╭──
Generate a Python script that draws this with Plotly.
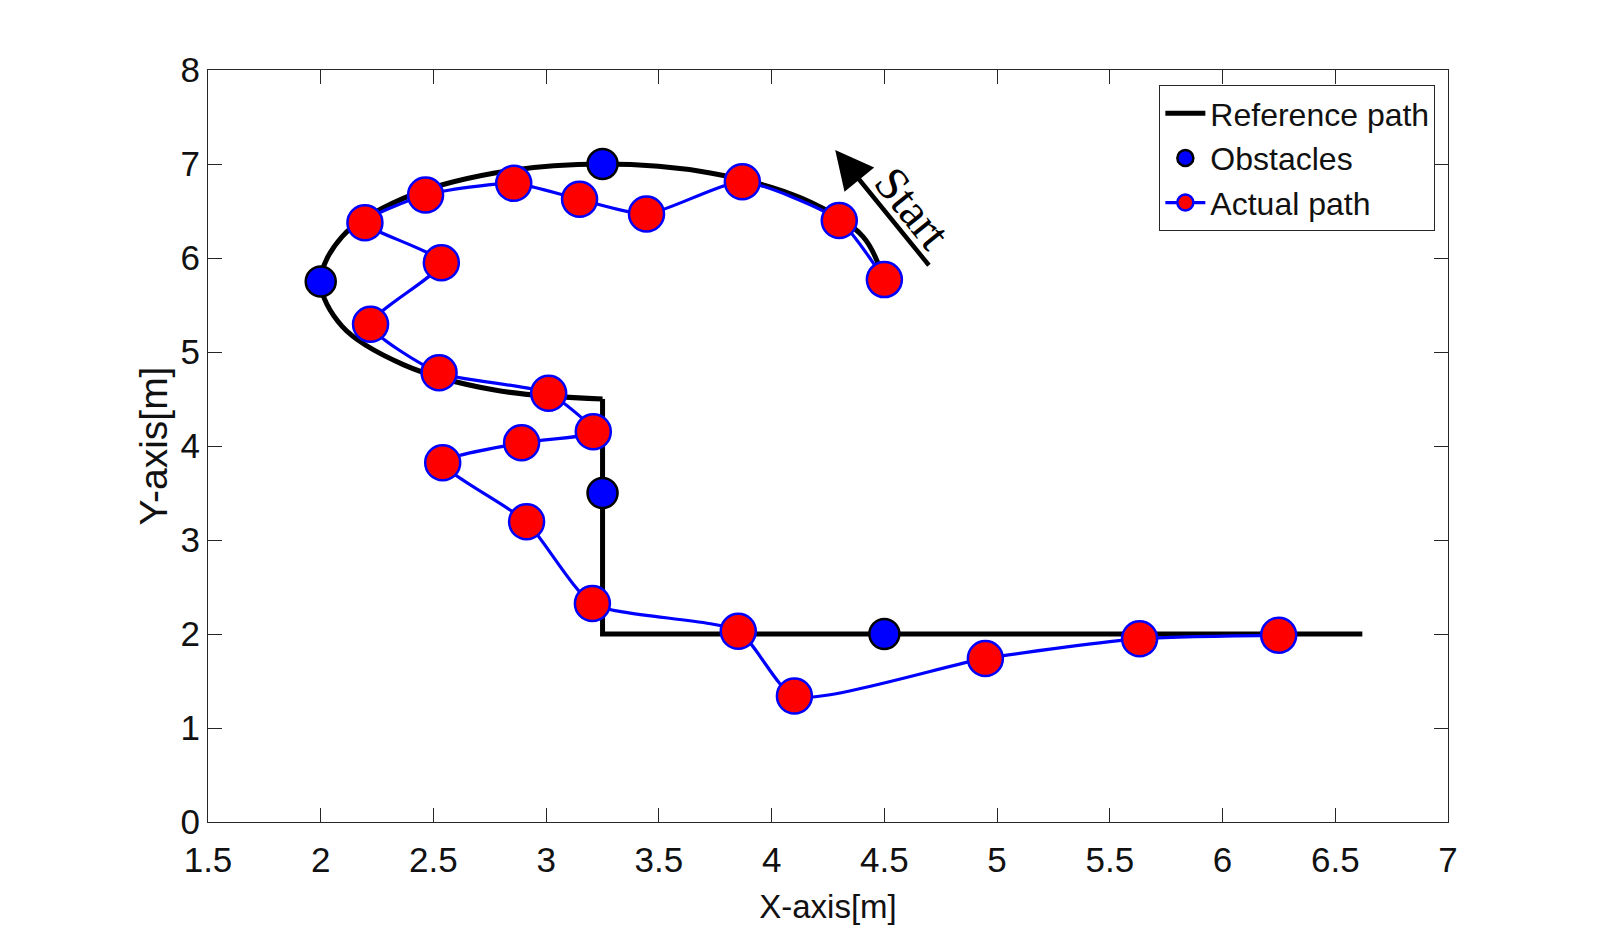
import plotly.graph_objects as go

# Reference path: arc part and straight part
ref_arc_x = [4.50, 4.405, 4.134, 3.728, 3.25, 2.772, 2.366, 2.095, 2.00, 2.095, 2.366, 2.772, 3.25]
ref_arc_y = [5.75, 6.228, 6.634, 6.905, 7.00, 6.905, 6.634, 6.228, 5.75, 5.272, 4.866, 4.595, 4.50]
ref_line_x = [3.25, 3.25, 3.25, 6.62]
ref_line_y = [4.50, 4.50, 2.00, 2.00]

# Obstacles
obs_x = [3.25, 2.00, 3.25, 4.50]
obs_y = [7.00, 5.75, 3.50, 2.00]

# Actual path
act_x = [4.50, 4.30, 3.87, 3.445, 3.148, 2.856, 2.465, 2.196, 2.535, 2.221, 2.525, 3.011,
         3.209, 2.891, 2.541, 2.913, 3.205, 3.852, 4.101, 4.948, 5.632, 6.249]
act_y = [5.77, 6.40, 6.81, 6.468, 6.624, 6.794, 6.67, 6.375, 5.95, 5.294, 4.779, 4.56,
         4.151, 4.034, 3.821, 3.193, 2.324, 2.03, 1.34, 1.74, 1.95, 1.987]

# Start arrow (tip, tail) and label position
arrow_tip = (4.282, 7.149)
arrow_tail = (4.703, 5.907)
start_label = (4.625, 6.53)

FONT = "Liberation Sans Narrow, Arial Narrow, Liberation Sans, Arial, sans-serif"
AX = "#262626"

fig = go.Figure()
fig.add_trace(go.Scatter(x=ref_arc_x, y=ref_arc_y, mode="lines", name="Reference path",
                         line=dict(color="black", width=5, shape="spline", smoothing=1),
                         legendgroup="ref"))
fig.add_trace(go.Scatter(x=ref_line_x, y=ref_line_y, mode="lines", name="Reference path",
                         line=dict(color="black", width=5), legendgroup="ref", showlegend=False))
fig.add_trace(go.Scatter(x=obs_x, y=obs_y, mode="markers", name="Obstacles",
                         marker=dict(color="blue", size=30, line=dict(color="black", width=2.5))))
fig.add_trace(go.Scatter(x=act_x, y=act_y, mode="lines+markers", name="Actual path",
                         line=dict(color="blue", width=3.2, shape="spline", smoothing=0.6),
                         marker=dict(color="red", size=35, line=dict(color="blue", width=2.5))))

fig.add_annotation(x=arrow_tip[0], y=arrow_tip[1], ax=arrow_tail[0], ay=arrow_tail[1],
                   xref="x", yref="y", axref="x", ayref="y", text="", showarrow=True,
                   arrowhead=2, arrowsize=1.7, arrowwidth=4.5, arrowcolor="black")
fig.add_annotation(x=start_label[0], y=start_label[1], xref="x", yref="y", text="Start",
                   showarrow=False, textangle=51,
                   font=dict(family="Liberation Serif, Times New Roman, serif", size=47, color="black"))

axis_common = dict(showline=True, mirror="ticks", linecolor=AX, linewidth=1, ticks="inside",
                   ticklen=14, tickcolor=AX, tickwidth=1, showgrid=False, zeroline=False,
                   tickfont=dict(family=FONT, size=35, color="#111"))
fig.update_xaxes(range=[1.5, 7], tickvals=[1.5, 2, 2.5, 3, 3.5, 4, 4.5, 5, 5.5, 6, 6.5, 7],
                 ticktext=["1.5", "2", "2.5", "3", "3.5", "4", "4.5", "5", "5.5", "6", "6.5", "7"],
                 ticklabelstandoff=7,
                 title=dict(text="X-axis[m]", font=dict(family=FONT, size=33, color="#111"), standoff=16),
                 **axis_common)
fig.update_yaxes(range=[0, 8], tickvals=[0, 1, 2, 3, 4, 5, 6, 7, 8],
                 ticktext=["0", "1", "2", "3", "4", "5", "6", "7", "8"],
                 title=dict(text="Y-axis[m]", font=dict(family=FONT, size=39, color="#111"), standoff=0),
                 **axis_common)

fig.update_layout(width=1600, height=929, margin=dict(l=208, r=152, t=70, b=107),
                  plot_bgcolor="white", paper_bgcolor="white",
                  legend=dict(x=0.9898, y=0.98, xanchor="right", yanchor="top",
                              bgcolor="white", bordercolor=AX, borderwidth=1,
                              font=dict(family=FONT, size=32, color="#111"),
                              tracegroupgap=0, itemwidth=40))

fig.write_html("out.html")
╰──
╭──
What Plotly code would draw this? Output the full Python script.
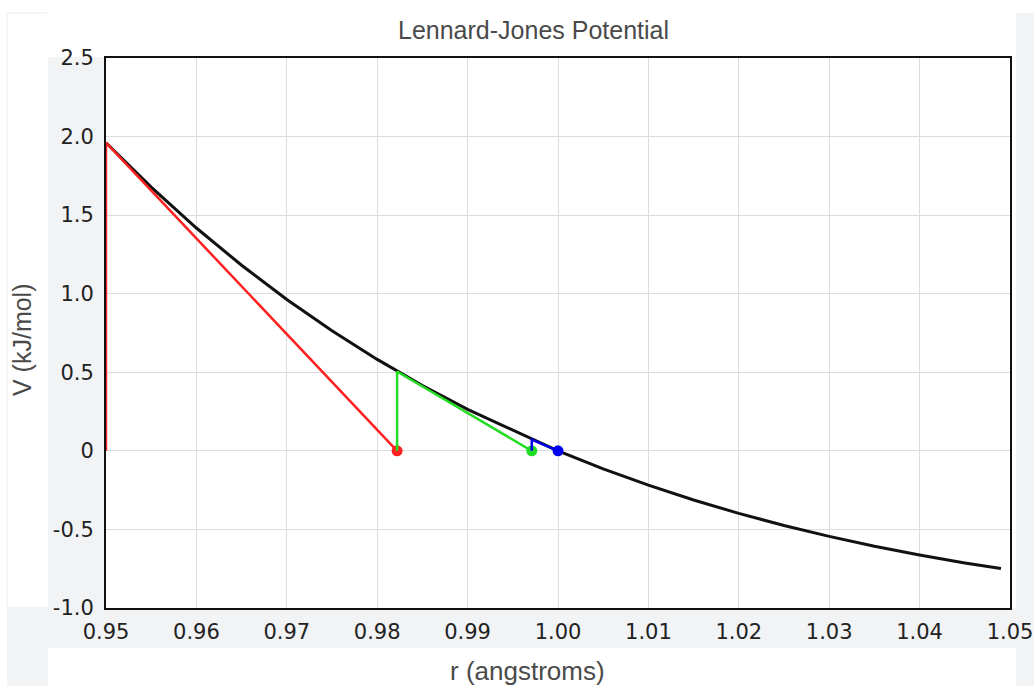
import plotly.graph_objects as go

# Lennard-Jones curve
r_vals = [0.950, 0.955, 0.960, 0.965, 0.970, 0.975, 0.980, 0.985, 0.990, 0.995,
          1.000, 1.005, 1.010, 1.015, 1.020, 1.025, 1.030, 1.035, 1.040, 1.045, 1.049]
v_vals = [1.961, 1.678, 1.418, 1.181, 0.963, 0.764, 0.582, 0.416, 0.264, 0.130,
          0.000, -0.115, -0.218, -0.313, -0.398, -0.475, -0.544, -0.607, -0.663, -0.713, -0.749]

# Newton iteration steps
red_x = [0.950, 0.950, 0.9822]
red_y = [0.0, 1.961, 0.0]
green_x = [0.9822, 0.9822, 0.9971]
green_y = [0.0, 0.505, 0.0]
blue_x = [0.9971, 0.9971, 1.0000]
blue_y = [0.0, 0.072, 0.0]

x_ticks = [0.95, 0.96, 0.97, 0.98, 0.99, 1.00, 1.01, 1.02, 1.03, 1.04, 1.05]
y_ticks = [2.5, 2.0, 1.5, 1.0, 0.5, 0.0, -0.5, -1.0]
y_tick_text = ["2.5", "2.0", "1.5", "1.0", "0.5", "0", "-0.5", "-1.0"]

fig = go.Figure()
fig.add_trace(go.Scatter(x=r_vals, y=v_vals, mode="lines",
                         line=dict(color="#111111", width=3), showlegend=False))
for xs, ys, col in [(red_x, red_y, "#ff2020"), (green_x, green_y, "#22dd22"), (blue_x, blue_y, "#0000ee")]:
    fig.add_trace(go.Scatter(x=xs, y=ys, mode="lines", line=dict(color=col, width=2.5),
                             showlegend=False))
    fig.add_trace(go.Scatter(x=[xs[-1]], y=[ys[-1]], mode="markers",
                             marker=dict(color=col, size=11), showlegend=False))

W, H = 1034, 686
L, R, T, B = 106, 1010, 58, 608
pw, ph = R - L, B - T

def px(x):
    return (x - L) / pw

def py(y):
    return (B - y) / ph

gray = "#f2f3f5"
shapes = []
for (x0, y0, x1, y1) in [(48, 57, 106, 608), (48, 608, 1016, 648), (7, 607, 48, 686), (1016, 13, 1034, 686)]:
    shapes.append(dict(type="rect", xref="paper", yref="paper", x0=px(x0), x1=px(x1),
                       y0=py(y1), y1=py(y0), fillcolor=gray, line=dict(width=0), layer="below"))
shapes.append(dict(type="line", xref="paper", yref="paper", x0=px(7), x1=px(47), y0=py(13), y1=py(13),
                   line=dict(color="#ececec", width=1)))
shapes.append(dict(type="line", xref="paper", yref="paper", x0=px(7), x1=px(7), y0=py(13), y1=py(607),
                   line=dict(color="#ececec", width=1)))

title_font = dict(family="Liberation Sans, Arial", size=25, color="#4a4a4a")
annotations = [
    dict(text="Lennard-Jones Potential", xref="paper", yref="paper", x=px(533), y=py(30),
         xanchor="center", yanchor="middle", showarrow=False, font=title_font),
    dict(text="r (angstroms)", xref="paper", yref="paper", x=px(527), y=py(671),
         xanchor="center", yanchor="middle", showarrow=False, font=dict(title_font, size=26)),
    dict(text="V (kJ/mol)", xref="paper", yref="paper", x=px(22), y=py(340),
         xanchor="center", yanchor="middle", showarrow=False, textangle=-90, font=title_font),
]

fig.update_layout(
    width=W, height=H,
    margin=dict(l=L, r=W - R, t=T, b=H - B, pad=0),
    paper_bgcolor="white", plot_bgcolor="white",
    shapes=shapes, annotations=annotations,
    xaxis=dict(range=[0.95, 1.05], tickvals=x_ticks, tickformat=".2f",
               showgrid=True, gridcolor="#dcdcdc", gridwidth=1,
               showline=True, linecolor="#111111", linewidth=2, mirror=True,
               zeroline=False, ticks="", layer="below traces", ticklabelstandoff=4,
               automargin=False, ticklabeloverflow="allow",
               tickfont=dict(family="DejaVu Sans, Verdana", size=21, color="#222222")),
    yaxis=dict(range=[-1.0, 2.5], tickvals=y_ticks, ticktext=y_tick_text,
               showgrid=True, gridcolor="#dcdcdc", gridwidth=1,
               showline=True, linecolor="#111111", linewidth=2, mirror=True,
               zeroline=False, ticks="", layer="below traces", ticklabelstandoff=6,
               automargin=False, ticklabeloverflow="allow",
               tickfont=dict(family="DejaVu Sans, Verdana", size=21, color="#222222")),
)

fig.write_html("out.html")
╰──
[WORK TO BE COMPLETED] Except for the pictures, write out exactly the lines from the line that contains "Generate a Python" through the line that contains "obs_y = [7.00, 5.75, 3.50, 2.00]", including both.

[COMPLETE ANSWER]
Generate a Python script that draws this with Plotly.
import plotly.graph_objects as go

# Reference path: arc part and straight part
ref_arc_x = [4.50, 4.405, 4.134, 3.728, 3.25, 2.772, 2.366, 2.095, 2.00, 2.095, 2.366, 2.772, 3.25]
ref_arc_y = [5.75, 6.228, 6.634, 6.905, 7.00, 6.905, 6.634, 6.228, 5.75, 5.272, 4.866, 4.595, 4.50]
ref_line_x = [3.25, 3.25, 3.25, 6.62]
ref_line_y = [4.50, 4.50, 2.00, 2.00]

# Obstacles
obs_x = [3.25, 2.00, 3.25, 4.50]
obs_y = [7.00, 5.75, 3.50, 2.00]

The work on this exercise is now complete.